## Written problem
Please output every line of the material as it stands, without the pictures.

## Stored data
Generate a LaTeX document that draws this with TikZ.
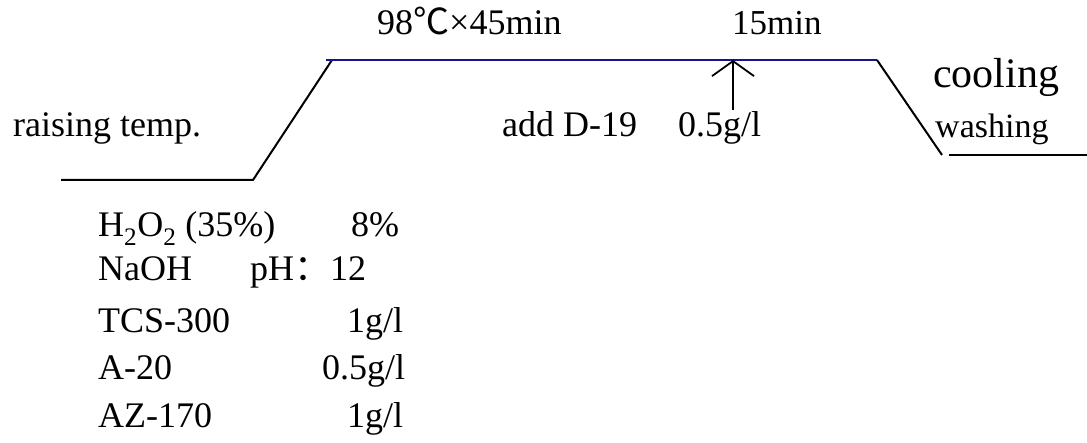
\documentclass[tikz,border=0pt]{standalone}
\usepackage{fontspec}
\setmainfont{Liberation Serif}
\newfontfamily\cjk{Noto Sans CJK SC}
\usetikzlibrary{arrows.meta}
\definecolor{tempblue}{RGB}{20,20,140}
\tikzset{
  lbl/.style={anchor=base west, inner sep=0pt, font=\fontsize{36}{43}\selectfont},
  curve/.style={line width=2pt, black},
  hold/.style={line width=2pt, tempblue},
  addarrow/.style={line width=1.8pt, -{Straight Barb[length=15pt,width=42pt,line width=1.8pt]}}
}
\begin{document}
\begin{tikzpicture}[x=1pt,y=-1pt]
\useasboundingbox (0,0) rectangle (1087,443);
% vertices
\coordinate (s0) at (61,180);
\coordinate (s1) at (253,180);
\coordinate (s2) at (332,60);
\coordinate (h0) at (326,60);
\coordinate (h1) at (877,60);
\coordinate (c1) at (942,155);
\coordinate (w0) at (949,155);
\coordinate (w1) at (1087,155);
\coordinate (a0) at (733,110);
\coordinate (a1) at (733,60);
% profile
\draw[curve] (s0) -- (s1) -- (s2);
\draw[hold] (h0) -- (h1);
\draw[curve] (h1) -- (c1);
\draw[curve] (w0) -- (w1);
\draw[addarrow] (a0) -- (a1);
% labels
\node[lbl] (t1) at (13,137) {raising temp.};
\node[lbl] (t2) at (377,35) {98{\cjk ℃}×45min};
\node[lbl, font=\fontsize{35}{42}\selectfont] (t3) at (732,35) {15min};
\node[lbl] (t4) at (502,137) {add D-19};
\node[lbl] (t5) at (678,137) {0.5g/l};
\node[lbl, font=\fontsize{42}{50}\selectfont] (t6) at (933,88) {cooling};
\node[lbl, font=\fontsize{34}{41}\selectfont] (t7) at (935,138) {washing};
% recipe
\node[lbl] (r1) at (98,237) {H\textsubscript{2}O\textsubscript{2} (35\%)};
\node[lbl] (v1) at (351,237) {8\%};
\node[lbl] (r2) at (98,281) {NaOH};
\node[lbl] (v2) at (250,281) {pH{\cjk ：}12};
\node[lbl] (r3) at (98,333) {TCS-300};
\node[lbl] (v3) at (347,333) {1g/l};
\node[lbl] (r4) at (98,380) {A-20};
\node[lbl] (v4) at (322,380) {0.5g/l};
\node[lbl] (r5) at (98,428) {AZ-170};
\node[lbl] (v5) at (347,428) {1g/l};
\end{tikzpicture}
\end{document}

## Finished exercise
Generate a LaTeX document that draws this with TikZ.
\documentclass[tikz,border=0pt]{standalone}
\usepackage{fontspec}
\setmainfont{Liberation Serif}
\newfontfamily\cjk{Noto Sans CJK SC}
\usetikzlibrary{arrows.meta}
\definecolor{tempblue}{RGB}{20,20,140}
\tikzset{
  lbl/.style={anchor=base west, inner sep=0pt, font=\fontsize{36}{43}\selectfont},
  curve/.style={line width=2pt, black},
  hold/.style={line width=2pt, tempblue},
  addarrow/.style={line width=1.8pt, -{Straight Barb[length=15pt,width=42pt,line width=1.8pt]}}
}
\begin{document}
\begin{tikzpicture}[x=1pt,y=-1pt]
\useasboundingbox (0,0) rectangle (1087,443);
% vertices
\coordinate (s0) at (61,180);
\coordinate (s1) at (253,180);
\coordinate (s2) at (332,60);
\coordinate (h0) at (326,60);
\coordinate (h1) at (877,60);
\coordinate (c1) at (942,155);
\coordinate (w0) at (949,155);
\coordinate (w1) at (1087,155);
\coordinate (a0) at (733,110);
\coordinate (a1) at (733,60);
% profile
\draw[curve] (s0) -- (s1) -- (s2);
\draw[hold] (h0) -- (h1);
\draw[curve] (h1) -- (c1);
\draw[curve] (w0) -- (w1);
\draw[addarrow] (a0) -- (a1);
% labels
\node[lbl] (t1) at (13,137) {raising temp.};
\node[lbl] (t2) at (377,35) {98{\cjk ℃}×45min};
\node[lbl, font=\fontsize{35}{42}\selectfont] (t3) at (732,35) {15min};
\node[lbl] (t4) at (502,137) {add D-19};
\node[lbl] (t5) at (678,137) {0.5g/l};
\node[lbl, font=\fontsize{42}{50}\selectfont] (t6) at (933,88) {cooling};
\node[lbl, font=\fontsize{34}{41}\selectfont] (t7) at (935,138) {washing};
% recipe
\node[lbl] (r1) at (98,237) {H\textsubscript{2}O\textsubscript{2} (35\%)};
\node[lbl] (v1) at (351,237) {8\%};
\node[lbl] (r2) at (98,281) {NaOH};
\node[lbl] (v2) at (250,281) {pH{\cjk ：}12};
\node[lbl] (r3) at (98,333) {TCS-300};
\node[lbl] (v3) at (347,333) {1g/l};
\node[lbl] (r4) at (98,380) {A-20};
\node[lbl] (v4) at (322,380) {0.5g/l};
\node[lbl] (r5) at (98,428) {AZ-170};
\node[lbl] (v5) at (347,428) {1g/l};
\end{tikzpicture}
\end{document}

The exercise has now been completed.